▸ GOAL
Nothing but the lines from the line that contains "Emit a Python" through the line that contains "eystra', 'Austurland', 'Suðurland']" should appear in the output, each reproduced exactly.

▸ RECORD LIST
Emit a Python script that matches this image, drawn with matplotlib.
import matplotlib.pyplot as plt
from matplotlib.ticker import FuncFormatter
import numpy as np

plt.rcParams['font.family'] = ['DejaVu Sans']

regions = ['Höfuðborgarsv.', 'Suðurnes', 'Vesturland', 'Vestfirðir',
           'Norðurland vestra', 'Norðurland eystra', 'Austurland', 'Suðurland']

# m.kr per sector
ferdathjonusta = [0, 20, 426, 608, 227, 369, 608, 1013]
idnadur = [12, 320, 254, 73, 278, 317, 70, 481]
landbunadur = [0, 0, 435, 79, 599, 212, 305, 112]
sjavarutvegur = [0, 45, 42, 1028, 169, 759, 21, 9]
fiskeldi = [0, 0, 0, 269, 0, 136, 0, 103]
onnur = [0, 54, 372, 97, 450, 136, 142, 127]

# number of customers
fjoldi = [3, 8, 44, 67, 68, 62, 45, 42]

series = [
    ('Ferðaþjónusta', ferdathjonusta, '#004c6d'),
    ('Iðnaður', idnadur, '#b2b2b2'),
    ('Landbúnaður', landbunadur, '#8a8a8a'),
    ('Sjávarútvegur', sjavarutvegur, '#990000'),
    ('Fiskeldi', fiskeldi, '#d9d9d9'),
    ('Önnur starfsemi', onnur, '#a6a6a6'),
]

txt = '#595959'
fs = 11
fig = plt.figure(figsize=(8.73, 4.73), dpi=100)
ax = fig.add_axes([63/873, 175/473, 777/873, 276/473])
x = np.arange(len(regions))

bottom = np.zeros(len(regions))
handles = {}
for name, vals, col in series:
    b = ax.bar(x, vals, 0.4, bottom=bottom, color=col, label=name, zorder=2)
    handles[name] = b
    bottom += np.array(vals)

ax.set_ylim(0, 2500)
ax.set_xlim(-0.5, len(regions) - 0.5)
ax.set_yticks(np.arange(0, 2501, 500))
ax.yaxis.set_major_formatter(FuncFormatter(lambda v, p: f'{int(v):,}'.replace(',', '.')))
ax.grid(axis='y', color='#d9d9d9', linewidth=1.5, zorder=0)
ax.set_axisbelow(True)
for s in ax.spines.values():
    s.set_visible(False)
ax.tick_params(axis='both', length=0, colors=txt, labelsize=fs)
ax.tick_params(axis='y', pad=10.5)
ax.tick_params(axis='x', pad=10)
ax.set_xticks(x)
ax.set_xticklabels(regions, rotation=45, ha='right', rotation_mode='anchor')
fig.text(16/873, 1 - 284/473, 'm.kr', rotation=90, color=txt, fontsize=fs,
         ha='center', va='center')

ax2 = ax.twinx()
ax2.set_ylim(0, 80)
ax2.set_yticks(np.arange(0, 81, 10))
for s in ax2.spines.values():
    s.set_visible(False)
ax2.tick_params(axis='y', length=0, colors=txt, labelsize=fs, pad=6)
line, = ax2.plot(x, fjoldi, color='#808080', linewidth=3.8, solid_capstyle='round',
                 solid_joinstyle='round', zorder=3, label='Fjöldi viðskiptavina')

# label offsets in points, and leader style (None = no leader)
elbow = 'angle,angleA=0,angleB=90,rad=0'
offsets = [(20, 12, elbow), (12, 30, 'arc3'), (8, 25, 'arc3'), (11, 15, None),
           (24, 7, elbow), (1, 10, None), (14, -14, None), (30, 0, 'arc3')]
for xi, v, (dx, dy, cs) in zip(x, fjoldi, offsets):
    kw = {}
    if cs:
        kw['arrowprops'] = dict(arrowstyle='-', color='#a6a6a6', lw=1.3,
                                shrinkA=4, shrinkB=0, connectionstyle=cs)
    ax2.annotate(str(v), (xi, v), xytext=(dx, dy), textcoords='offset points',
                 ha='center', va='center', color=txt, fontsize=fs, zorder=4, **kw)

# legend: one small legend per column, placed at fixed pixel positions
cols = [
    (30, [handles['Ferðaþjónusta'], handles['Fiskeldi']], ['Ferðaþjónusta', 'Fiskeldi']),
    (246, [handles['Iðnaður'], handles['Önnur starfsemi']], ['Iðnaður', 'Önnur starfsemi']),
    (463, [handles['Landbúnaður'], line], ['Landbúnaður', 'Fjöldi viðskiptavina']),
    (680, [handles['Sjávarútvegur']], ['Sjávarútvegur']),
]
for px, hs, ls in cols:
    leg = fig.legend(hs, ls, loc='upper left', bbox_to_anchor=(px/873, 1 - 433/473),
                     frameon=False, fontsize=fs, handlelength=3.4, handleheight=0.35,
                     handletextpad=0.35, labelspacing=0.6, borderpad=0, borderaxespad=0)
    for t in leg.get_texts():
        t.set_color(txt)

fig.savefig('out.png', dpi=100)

==

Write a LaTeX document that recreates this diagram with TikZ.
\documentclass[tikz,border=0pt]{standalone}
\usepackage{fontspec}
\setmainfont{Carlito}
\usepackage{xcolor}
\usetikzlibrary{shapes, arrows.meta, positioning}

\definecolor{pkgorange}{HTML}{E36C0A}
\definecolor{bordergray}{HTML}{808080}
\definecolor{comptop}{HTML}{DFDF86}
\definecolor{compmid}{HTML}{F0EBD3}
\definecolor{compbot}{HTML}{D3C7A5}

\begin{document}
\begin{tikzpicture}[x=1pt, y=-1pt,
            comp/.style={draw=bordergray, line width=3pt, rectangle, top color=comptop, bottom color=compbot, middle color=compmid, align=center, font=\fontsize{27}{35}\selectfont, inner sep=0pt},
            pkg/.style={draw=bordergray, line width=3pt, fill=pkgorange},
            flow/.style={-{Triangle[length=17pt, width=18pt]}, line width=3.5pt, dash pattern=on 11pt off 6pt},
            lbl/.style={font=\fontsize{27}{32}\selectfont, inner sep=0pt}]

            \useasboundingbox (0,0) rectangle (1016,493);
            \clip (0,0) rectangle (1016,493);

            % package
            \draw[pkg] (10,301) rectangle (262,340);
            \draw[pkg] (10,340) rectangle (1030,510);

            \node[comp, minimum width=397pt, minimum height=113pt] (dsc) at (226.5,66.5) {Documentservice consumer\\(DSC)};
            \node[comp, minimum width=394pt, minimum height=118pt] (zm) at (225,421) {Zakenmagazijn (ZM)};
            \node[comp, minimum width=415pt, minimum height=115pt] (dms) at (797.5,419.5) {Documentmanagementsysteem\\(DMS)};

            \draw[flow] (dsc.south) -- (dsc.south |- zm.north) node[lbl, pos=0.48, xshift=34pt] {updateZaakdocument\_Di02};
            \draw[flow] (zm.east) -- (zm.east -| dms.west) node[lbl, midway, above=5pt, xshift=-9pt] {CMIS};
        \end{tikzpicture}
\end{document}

▸ COMPLETE ANSWER
Emit a Python script that matches this image, drawn with matplotlib.
import matplotlib.pyplot as plt
from matplotlib.ticker import FuncFormatter
import numpy as np

plt.rcParams['font.family'] = ['DejaVu Sans']

regions = ['Höfuðborgarsv.', 'Suðurnes', 'Vesturland', 'Vestfirðir',
           'Norðurland vestra', 'Norðurland eystra', 'Austurland', 'Suðurland']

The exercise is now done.